→ **Problem to solve**
Images are not part of the copy; transcribe all the data exactly.

→ **Collected material**
------------------------------------

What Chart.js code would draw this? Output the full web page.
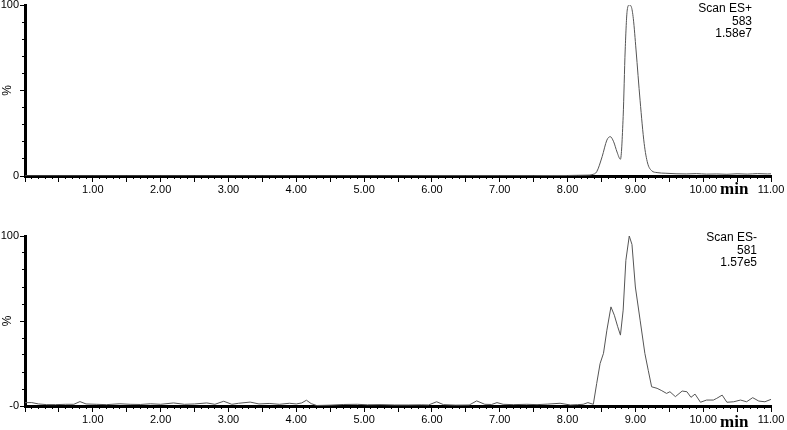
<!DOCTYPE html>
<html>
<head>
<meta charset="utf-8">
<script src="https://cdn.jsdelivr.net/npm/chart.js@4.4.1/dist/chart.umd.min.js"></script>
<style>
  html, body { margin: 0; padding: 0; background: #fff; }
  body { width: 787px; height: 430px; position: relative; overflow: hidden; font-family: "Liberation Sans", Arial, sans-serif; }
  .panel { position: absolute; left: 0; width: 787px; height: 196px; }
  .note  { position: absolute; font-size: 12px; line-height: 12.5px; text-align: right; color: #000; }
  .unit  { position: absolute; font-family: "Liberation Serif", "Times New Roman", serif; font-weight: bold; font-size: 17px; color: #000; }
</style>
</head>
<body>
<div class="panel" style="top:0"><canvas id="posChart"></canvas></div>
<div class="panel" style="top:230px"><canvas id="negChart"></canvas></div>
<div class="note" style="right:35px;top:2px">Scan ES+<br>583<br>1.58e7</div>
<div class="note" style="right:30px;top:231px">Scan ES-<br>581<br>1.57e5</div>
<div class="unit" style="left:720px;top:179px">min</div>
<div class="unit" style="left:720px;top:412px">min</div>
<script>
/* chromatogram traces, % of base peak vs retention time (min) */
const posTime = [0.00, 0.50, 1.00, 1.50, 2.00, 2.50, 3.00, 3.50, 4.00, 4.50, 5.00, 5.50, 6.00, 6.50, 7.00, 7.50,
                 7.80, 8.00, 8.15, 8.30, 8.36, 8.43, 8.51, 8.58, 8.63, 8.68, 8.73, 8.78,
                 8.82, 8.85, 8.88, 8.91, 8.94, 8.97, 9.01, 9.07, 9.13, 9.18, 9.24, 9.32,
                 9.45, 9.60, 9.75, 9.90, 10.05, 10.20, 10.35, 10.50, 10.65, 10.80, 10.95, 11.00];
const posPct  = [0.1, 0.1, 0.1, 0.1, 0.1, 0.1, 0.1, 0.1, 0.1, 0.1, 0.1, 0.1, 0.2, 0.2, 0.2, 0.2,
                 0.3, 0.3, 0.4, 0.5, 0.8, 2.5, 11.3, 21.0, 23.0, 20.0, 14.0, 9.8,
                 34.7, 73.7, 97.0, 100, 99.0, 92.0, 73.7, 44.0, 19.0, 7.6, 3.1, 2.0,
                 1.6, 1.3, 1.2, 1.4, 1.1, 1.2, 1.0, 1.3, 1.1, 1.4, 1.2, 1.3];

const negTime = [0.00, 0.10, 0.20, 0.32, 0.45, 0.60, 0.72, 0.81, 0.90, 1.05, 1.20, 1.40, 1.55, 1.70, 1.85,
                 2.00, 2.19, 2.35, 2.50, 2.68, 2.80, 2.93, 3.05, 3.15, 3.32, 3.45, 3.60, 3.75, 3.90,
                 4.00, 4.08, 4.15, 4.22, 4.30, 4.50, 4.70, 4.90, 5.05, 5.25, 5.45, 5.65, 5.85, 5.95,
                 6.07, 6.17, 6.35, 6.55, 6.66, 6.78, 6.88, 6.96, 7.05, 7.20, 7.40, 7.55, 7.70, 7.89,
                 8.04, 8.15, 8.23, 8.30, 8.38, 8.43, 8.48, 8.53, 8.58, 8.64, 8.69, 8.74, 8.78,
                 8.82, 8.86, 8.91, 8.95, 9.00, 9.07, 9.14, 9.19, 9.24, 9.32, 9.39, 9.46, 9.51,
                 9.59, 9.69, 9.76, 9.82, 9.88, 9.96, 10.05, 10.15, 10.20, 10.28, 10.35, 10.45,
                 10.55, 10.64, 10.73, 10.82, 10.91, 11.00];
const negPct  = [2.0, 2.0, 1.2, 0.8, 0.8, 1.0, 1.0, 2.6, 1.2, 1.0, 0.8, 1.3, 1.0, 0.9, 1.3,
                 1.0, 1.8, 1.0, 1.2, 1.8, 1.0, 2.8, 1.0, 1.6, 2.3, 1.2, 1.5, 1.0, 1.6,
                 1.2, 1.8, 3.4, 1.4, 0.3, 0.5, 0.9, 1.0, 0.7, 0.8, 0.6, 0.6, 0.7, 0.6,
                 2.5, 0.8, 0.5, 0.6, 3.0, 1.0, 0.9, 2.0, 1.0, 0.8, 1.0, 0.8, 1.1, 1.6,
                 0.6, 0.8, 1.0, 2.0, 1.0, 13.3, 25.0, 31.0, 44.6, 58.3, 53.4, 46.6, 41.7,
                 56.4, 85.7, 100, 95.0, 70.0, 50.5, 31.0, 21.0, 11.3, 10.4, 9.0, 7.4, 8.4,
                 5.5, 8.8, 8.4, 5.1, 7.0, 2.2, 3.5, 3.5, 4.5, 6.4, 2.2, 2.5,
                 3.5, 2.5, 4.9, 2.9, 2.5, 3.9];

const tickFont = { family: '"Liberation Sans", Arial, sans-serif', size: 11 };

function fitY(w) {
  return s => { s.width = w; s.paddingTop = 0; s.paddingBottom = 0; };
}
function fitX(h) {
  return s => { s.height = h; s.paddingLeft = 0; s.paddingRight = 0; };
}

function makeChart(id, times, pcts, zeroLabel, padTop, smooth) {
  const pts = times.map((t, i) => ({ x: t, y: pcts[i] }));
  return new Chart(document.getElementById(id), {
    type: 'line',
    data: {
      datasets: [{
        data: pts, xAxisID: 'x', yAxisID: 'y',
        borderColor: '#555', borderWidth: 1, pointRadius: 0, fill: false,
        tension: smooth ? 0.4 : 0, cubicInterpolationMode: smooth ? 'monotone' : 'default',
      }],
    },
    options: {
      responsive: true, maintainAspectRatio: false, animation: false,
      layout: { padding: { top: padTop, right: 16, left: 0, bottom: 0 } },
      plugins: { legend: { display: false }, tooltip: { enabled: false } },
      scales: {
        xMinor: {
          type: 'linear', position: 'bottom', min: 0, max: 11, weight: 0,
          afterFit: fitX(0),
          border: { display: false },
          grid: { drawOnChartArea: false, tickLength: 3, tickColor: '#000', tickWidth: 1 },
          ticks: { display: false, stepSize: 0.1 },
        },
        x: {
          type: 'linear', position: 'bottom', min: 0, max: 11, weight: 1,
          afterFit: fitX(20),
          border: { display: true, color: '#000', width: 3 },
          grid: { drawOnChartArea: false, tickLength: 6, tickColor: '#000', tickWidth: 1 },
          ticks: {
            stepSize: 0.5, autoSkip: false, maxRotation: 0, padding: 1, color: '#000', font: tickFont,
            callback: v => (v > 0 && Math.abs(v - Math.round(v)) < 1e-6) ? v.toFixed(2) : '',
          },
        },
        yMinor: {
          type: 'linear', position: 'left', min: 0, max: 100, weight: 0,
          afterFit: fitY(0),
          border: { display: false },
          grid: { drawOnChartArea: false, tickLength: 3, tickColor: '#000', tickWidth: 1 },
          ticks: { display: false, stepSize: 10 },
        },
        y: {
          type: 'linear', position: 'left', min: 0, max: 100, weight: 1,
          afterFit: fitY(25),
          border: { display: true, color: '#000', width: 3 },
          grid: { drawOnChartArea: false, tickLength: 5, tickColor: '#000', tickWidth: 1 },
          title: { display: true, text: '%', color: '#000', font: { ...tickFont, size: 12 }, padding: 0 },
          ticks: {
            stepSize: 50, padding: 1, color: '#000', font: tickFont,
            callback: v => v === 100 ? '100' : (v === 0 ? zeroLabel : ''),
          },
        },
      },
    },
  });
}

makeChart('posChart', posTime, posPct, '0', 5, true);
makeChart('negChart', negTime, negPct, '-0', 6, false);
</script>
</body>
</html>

------------------------------------

→ **Full response**
What Chart.js code would draw this? Output the full web page.
<!DOCTYPE html>
<html>
<head>
<meta charset="utf-8">
<script src="https://cdn.jsdelivr.net/npm/chart.js@4.4.1/dist/chart.umd.min.js"></script>
<style>
  html, body { margin: 0; padding: 0; background: #fff; }
  body { width: 787px; height: 430px; position: relative; overflow: hidden; font-family: "Liberation Sans", Arial, sans-serif; }
  .panel { position: absolute; left: 0; width: 787px; height: 196px; }
  .note  { position: absolute; font-size: 12px; line-height: 12.5px; text-align: right; color: #000; }
  .unit  { position: absolute; font-family: "Liberation Serif", "Times New Roman", serif; font-weight: bold; font-size: 17px; color: #000; }
</style>
</head>
<body>
<div class="panel" style="top:0"><canvas id="posChart"></canvas></div>
<div class="panel" style="top:230px"><canvas id="negChart"></canvas></div>
<div class="note" style="right:35px;top:2px">Scan ES+<br>583<br>1.58e7</div>
<div class="note" style="right:30px;top:231px">Scan ES-<br>581<br>1.57e5</div>
<div class="unit" style="left:720px;top:179px">min</div>
<div class="unit" style="left:720px;top:412px">min</div>
<script>
/* chromatogram traces, % of base peak vs retention time (min) */
const posTime = [0.00, 0.50, 1.00, 1.50, 2.00, 2.50, 3.00, 3.50, 4.00, 4.50, 5.00, 5.50, 6.00, 6.50, 7.00, 7.50,
                 7.80, 8.00, 8.15, 8.30, 8.36, 8.43, 8.51, 8.58, 8.63, 8.68, 8.73, 8.78,
                 8.82, 8.85, 8.88, 8.91, 8.94, 8.97, 9.01, 9.07, 9.13, 9.18, 9.24, 9.32,
                 9.45, 9.60, 9.75, 9.90, 10.05, 10.20, 10.35, 10.50, 10.65, 10.80, 10.95, 11.00];
const posPct  = [0.1, 0.1, 0.1, 0.1, 0.1, 0.1, 0.1, 0.1, 0.1, 0.1, 0.1, 0.1, 0.2, 0.2, 0.2, 0.2,
                 0.3, 0.3, 0.4, 0.5, 0.8, 2.5, 11.3, 21.0, 23.0, 20.0, 14.0, 9.8,
                 34.7, 73.7, 97.0, 100, 99.0, 92.0, 73.7, 44.0, 19.0, 7.6, 3.1, 2.0,
                 1.6, 1.3, 1.2, 1.4, 1.1, 1.2, 1.0, 1.3, 1.1, 1.4, 1.2, 1.3];

const negTime = [0.00, 0.10, 0.20, 0.32, 0.45, 0.60, 0.72, 0.81, 0.90, 1.05, 1.20, 1.40, 1.55, 1.70, 1.85,
                 2.00, 2.19, 2.35, 2.50, 2.68, 2.80, 2.93, 3.05, 3.15, 3.32, 3.45, 3.60, 3.75, 3.90,
                 4.00, 4.08, 4.15, 4.22, 4.30, 4.50, 4.70, 4.90, 5.05, 5.25, 5.45, 5.65, 5.85, 5.95,
                 6.07, 6.17, 6.35, 6.55, 6.66, 6.78, 6.88, 6.96, 7.05, 7.20, 7.40, 7.55, 7.70, 7.89,
                 8.04, 8.15, 8.23, 8.30, 8.38, 8.43, 8.48, 8.53, 8.58, 8.64, 8.69, 8.74, 8.78,
                 8.82, 8.86, 8.91, 8.95, 9.00, 9.07, 9.14, 9.19, 9.24, 9.32, 9.39, 9.46, 9.51,
                 9.59, 9.69, 9.76, 9.82, 9.88, 9.96, 10.05, 10.15, 10.20, 10.28, 10.35, 10.45,
                 10.55, 10.64, 10.73, 10.82, 10.91, 11.00];
const negPct  = [2.0, 2.0, 1.2, 0.8, 0.8, 1.0, 1.0, 2.6, 1.2, 1.0, 0.8, 1.3, 1.0, 0.9, 1.3,
                 1.0, 1.8, 1.0, 1.2, 1.8, 1.0, 2.8, 1.0, 1.6, 2.3, 1.2, 1.5, 1.0, 1.6,
                 1.2, 1.8, 3.4, 1.4, 0.3, 0.5, 0.9, 1.0, 0.7, 0.8, 0.6, 0.6, 0.7, 0.6,
                 2.5, 0.8, 0.5, 0.6, 3.0, 1.0, 0.9, 2.0, 1.0, 0.8, 1.0, 0.8, 1.1, 1.6,
                 0.6, 0.8, 1.0, 2.0, 1.0, 13.3, 25.0, 31.0, 44.6, 58.3, 53.4, 46.6, 41.7,
                 56.4, 85.7, 100, 95.0, 70.0, 50.5, 31.0, 21.0, 11.3, 10.4, 9.0, 7.4, 8.4,
                 5.5, 8.8, 8.4, 5.1, 7.0, 2.2, 3.5, 3.5, 4.5, 6.4, 2.2, 2.5,
                 3.5, 2.5, 4.9, 2.9, 2.5, 3.9];

const tickFont = { family: '"Liberation Sans", Arial, sans-serif', size: 11 };

function fitY(w) {
  return s => { s.width = w; s.paddingTop = 0; s.paddingBottom = 0; };
}
function fitX(h) {
  return s => { s.height = h; s.paddingLeft = 0; s.paddingRight = 0; };
}

function makeChart(id, times, pcts, zeroLabel, padTop, smooth) {
  const pts = times.map((t, i) => ({ x: t, y: pcts[i] }));
  return new Chart(document.getElementById(id), {
    type: 'line',
    data: {
      datasets: [{
        data: pts, xAxisID: 'x', yAxisID: 'y',
        borderColor: '#555', borderWidth: 1, pointRadius: 0, fill: false,
        tension: smooth ? 0.4 : 0, cubicInterpolationMode: smooth ? 'monotone' : 'default',
      }],
    },
    options: {
      responsive: true, maintainAspectRatio: false, animation: false,
      layout: { padding: { top: padTop, right: 16, left: 0, bottom: 0 } },
      plugins: { legend: { display: false }, tooltip: { enabled: false } },
      scales: {
        xMinor: {
          type: 'linear', position: 'bottom', min: 0, max: 11, weight: 0,
          afterFit: fitX(0),
          border: { display: false },
          grid: { drawOnChartArea: false, tickLength: 3, tickColor: '#000', tickWidth: 1 },
          ticks: { display: false, stepSize: 0.1 },
        },
        x: {
          type: 'linear', position: 'bottom', min: 0, max: 11, weight: 1,
          afterFit: fitX(20),
          border: { display: true, color: '#000', width: 3 },
          grid: { drawOnChartArea: false, tickLength: 6, tickColor: '#000', tickWidth: 1 },
          ticks: {
            stepSize: 0.5, autoSkip: false, maxRotation: 0, padding: 1, color: '#000', font: tickFont,
            callback: v => (v > 0 && Math.abs(v - Math.round(v)) < 1e-6) ? v.toFixed(2) : '',
          },
        },
        yMinor: {
          type: 'linear', position: 'left', min: 0, max: 100, weight: 0,
          afterFit: fitY(0),
          border: { display: false },
          grid: { drawOnChartArea: false, tickLength: 3, tickColor: '#000', tickWidth: 1 },
          ticks: { display: false, stepSize: 10 },
        },
        y: {
          type: 'linear', position: 'left', min: 0, max: 100, weight: 1,
          afterFit: fitY(25),
          border: { display: true, color: '#000', width: 3 },
          grid: { drawOnChartArea: false, tickLength: 5, tickColor: '#000', tickWidth: 1 },
          title: { display: true, text: '%', color: '#000', font: { ...tickFont, size: 12 }, padding: 0 },
          ticks: {
            stepSize: 50, padding: 1, color: '#000', font: tickFont,
            callback: v => v === 100 ? '100' : (v === 0 ? zeroLabel : ''),
          },
        },
      },
    },
  });
}

makeChart('posChart', posTime, posPct, '0', 5, true);
makeChart('negChart', negTime, negPct, '-0', 6, false);
</script>
</body>
</html>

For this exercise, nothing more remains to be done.